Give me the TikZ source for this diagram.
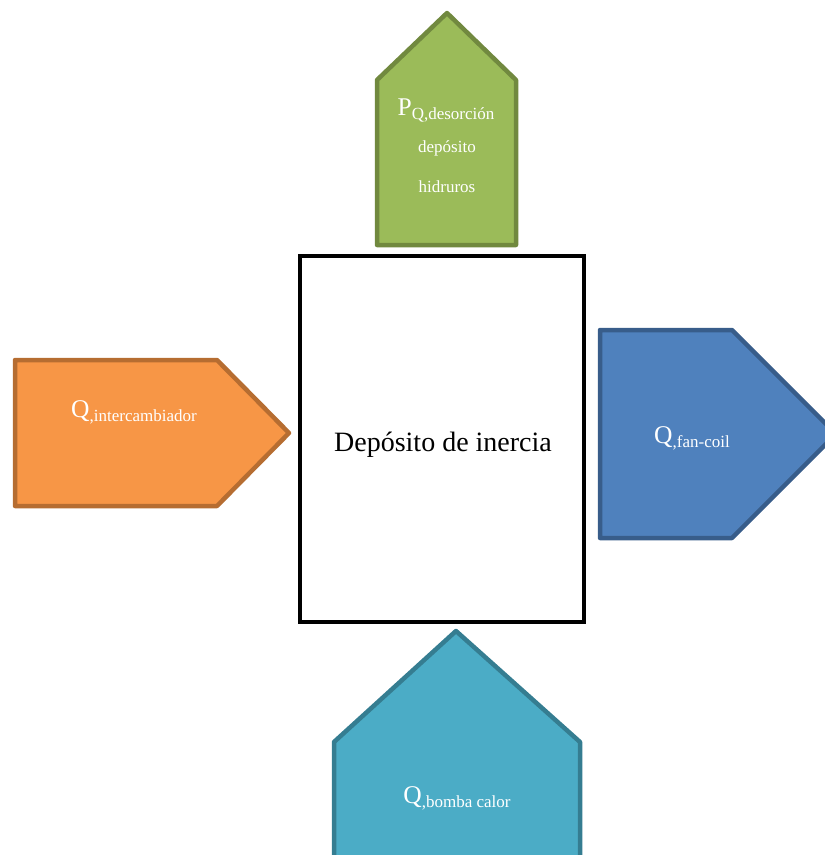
\documentclass[tikz,border=0pt]{standalone}
\usepackage{fontspec}
\setmainfont{Liberation Serif}
\definecolor{greenfill}{HTML}{9BBB59}
\definecolor{greenline}{HTML}{71893F}
\definecolor{orangefill}{HTML}{F79646}
\definecolor{orangeline}{HTML}{B66D31}
\definecolor{bluefill}{HTML}{4F81BD}
\definecolor{blueline}{HTML}{385D8A}
\definecolor{tealfill}{HTML}{4BACC6}
\definecolor{tealline}{HTML}{357D91}
\newcommand{\bigsym}[1]{{\fontsize{25.5}{25.5}\selectfont #1}}
\newcommand{\subtxt}[1]{\raisebox{-4pt}{\fontsize{17}{17}\selectfont #1}}
\begin{document}
\begin{tikzpicture}[x=1pt,y=-1pt,
  flow/.style={line width=4.5pt,line join=round},
  label/.style={text=white,inner sep=0pt,anchor=base,font=\fontsize{17}{17}\selectfont},
  tank/.style={draw=black,line width=4.5pt,fill=white,inner sep=0pt}]
\useasboundingbox (0,0) rectangle (825,855);
\clip (0,0) rectangle (825,855);
% central storage tank
\node[tank,minimum width=284pt,minimum height=366pt] (tank) at (442,439) {};
\node[inner sep=0pt,anchor=base,font=\fontsize{28}{28}\selectfont] (tanklabel) at (443,451) {Depósito de inercia};
% desorption input from the hydride store (top)
\draw[flow,draw=greenline,fill=greenfill] (377,245) -- (377,80) -- (447,13) -- (516,80) -- (516,245) -- cycle;
\node[label] (desorb) at (446,115) {\bigsym{P}\subtxt{Q,desorción}};
\node[label] (desorb2) at (447,152) {depósito};
\node[label] (desorb3) at (447,192) {hidruros};
% heat exchanger input (left)
\draw[flow,draw=orangeline,fill=orangefill] (15,360) -- (217,360) -- (289,433) -- (217,506) -- (15,506) -- cycle;
\node[label] (hx) at (134,417) {\bigsym{Q}\subtxt{,intercambiador}};
% fan-coil output (right)
\draw[flow,draw=blueline,fill=bluefill] (600,330) -- (732,330) -- (836,434) -- (732,538) -- (600,538) -- cycle;
\node[label] (fancoil) at (692,443) {\bigsym{Q}\subtxt{,fan-coil}};
% heat pump input (bottom)
\draw[flow,draw=tealline,fill=tealfill] (334,870) -- (334,742) -- (456,631) -- (580,742) -- (580,870) -- cycle;
\node[label] (pump) at (457,803) {\bigsym{Q}\subtxt{,bomba calor}};
\end{tikzpicture}
\end{document}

########################################

Given task –
Write the listing above out again exactly, dropping each image.

Answer to the problem –
Give me the TikZ source for this diagram.
\documentclass[tikz,border=0pt]{standalone}
\usepackage{fontspec}
\setmainfont{Liberation Serif}
\definecolor{greenfill}{HTML}{9BBB59}
\definecolor{greenline}{HTML}{71893F}
\definecolor{orangefill}{HTML}{F79646}
\definecolor{orangeline}{HTML}{B66D31}
\definecolor{bluefill}{HTML}{4F81BD}
\definecolor{blueline}{HTML}{385D8A}
\definecolor{tealfill}{HTML}{4BACC6}
\definecolor{tealline}{HTML}{357D91}
\newcommand{\bigsym}[1]{{\fontsize{25.5}{25.5}\selectfont #1}}
\newcommand{\subtxt}[1]{\raisebox{-4pt}{\fontsize{17}{17}\selectfont #1}}
\begin{document}
\begin{tikzpicture}[x=1pt,y=-1pt,
  flow/.style={line width=4.5pt,line join=round},
  label/.style={text=white,inner sep=0pt,anchor=base,font=\fontsize{17}{17}\selectfont},
  tank/.style={draw=black,line width=4.5pt,fill=white,inner sep=0pt}]
\useasboundingbox (0,0) rectangle (825,855);
\clip (0,0) rectangle (825,855);
% central storage tank
\node[tank,minimum width=284pt,minimum height=366pt] (tank) at (442,439) {};
\node[inner sep=0pt,anchor=base,font=\fontsize{28}{28}\selectfont] (tanklabel) at (443,451) {Depósito de inercia};
% desorption input from the hydride store (top)
\draw[flow,draw=greenline,fill=greenfill] (377,245) -- (377,80) -- (447,13) -- (516,80) -- (516,245) -- cycle;
\node[label] (desorb) at (446,115) {\bigsym{P}\subtxt{Q,desorción}};
\node[label] (desorb2) at (447,152) {depósito};
\node[label] (desorb3) at (447,192) {hidruros};
% heat exchanger input (left)
\draw[flow,draw=orangeline,fill=orangefill] (15,360) -- (217,360) -- (289,433) -- (217,506) -- (15,506) -- cycle;
\node[label] (hx) at (134,417) {\bigsym{Q}\subtxt{,intercambiador}};
% fan-coil output (right)
\draw[flow,draw=blueline,fill=bluefill] (600,330) -- (732,330) -- (836,434) -- (732,538) -- (600,538) -- cycle;
\node[label] (fancoil) at (692,443) {\bigsym{Q}\subtxt{,fan-coil}};
% heat pump input (bottom)
\draw[flow,draw=tealline,fill=tealfill] (334,870) -- (334,742) -- (456,631) -- (580,742) -- (580,870) -- cycle;
\node[label] (pump) at (457,803) {\bigsym{Q}\subtxt{,bomba calor}};
\end{tikzpicture}
\end{document}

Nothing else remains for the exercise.